Yours will probably be keyless but if they can’t get at the key…
Impressive.
For all the wrong reasons
You haven’t seen my new Range Rover, I just collected it from the Carrefour carpark ![]()
Sell it quick before it either breaks down or catches fire
Or costs a really unaffordable amount to fill up with petrol…
I hope you occupied four parking spaces.
Security is a trickyish one.
I have a number of high performance, highly nickable motors and I do not take any additional measures at all. My view is that I would rather somebody took it than come knocking as after all it is a car and I can buy another …. I do live in the middle of nowhere so if someone came looking they already knew where it was.

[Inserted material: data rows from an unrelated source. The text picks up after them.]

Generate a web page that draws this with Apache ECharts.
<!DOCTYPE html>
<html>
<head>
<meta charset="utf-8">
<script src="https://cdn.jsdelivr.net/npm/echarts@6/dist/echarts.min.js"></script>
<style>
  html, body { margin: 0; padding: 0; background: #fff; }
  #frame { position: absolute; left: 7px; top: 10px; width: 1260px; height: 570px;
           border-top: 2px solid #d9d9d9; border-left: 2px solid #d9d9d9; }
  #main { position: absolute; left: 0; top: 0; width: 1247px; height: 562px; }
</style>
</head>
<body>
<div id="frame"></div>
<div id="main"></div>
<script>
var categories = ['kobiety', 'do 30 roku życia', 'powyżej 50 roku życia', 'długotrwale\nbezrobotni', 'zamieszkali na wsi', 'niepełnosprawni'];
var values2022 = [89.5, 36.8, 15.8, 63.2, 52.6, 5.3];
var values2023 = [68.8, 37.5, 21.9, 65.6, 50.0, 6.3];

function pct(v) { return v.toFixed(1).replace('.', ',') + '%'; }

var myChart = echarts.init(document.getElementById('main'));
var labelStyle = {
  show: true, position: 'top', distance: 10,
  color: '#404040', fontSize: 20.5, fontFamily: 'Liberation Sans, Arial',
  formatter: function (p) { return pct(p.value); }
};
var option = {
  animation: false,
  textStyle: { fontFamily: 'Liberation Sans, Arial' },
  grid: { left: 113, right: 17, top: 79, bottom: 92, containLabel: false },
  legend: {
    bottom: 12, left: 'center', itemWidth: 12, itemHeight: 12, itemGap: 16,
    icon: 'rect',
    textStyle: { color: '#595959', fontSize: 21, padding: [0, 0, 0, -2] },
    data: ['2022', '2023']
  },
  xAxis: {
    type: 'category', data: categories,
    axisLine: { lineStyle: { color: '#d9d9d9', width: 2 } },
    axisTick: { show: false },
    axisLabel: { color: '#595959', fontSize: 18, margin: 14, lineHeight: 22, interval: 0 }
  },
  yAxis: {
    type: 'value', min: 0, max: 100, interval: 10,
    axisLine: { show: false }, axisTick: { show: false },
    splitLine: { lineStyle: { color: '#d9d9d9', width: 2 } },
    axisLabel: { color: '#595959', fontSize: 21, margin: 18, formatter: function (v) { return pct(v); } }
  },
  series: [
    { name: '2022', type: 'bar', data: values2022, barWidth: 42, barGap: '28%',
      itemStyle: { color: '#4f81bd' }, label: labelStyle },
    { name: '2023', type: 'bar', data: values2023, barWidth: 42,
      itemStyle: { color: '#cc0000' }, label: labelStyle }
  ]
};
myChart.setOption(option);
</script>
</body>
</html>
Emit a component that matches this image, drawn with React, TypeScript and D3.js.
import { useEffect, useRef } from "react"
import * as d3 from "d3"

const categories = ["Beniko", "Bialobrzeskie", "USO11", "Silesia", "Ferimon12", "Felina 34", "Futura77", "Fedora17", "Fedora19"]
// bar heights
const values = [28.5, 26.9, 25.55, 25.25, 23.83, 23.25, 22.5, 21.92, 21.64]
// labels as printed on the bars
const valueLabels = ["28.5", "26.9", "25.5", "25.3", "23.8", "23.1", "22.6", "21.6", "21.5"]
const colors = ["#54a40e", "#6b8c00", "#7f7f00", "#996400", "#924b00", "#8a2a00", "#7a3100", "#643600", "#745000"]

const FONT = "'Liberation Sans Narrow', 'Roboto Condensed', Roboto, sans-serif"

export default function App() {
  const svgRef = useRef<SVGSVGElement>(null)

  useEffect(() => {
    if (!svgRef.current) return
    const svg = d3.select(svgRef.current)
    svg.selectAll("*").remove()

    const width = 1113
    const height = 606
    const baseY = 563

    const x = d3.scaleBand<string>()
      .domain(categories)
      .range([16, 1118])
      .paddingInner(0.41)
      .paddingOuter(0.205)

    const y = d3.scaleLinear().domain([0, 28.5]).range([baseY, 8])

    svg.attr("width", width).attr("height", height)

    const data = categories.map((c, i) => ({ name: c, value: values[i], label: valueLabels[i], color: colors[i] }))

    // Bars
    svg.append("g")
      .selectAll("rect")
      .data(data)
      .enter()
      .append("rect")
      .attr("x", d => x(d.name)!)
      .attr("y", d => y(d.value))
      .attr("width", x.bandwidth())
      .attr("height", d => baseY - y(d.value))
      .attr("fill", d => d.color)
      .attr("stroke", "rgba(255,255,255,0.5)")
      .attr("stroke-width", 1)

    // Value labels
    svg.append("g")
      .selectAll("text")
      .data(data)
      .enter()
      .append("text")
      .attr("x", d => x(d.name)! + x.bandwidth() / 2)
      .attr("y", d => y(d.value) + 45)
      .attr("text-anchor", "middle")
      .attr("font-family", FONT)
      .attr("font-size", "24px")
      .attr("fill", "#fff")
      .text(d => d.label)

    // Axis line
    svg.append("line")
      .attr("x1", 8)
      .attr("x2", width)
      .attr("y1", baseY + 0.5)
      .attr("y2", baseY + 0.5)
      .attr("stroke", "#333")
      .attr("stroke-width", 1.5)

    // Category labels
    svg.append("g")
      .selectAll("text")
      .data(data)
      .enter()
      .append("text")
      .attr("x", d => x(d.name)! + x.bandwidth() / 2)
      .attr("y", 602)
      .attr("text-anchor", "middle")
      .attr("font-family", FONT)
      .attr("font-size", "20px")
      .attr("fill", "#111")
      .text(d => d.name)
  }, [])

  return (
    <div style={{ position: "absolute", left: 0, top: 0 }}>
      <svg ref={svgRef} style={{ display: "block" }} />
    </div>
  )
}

Escalation is a very real thing. Only security I have considered (other than my 2 big dogs) is a tracker.
That SVR video is already out of date, JLR have done an incredible job on the series3 Range Rover/Range Rover Sport and the number stolen without the key is incredibly low and much lower than other manufacturers. Earlier models and some Jags are still very vulnerable to OBD cloning.
p.s. our Range Rover has been faultless for the years we have owned it and thanks to the hybridness averages 65mpg
I would without hesitation buy another.
Which sounds like a few, when they were built better.
Fitting a tracker often reduces the insurance policy costs so can be worth it just for that alone. Adding a dashcam likewise. Hiding a kill switch that could take ages to find and theives may just consider it doesn’t start so give up without a tow away.
£20k more but the same 0-60 time and top speed.
So, that’s a no thanks from me even if I could order one. UK allocation is just 10 cars.
Nice colour though.
Forgive my ignorance, are these transverse or north-south these days. Last Audi I had was an 80E in 1990 and it was traditional Audi, north-south.
MQB platform is transverse mounted engine.
A5 is in line - currently on the PPC platform (ex MLB).
I got the year wrong, it was '91. We really liked the car, excellent quality and more “appropriate” for a “young executive” compared to our GTI
Here it is outside our 1991 summer holiday gîte. Probably the only time the sunroof was ever open in the two years we had the car.
The gìte had a tiny fridge but nevertheless my wife “lost” a tuna steak in it. It surfaced a few days later and she was delighted to declare her “à la recherche du thon perdu” had concluded positively. Happy days, it doesn’t take much to amuse you when on holiday with a ten month old ![]()
My boss had one in the early 90’s, brings back memories when driving up to Paris & back we’d be cruising at 160-180km/h on the autoroute
Groan ![]()
Though by the standard of humour in the site quite good ![]()
That’s something I used to love in the UK, but now shun. Our previous X1s had the full length sunroof, but thankfully also had an opaque panel inside.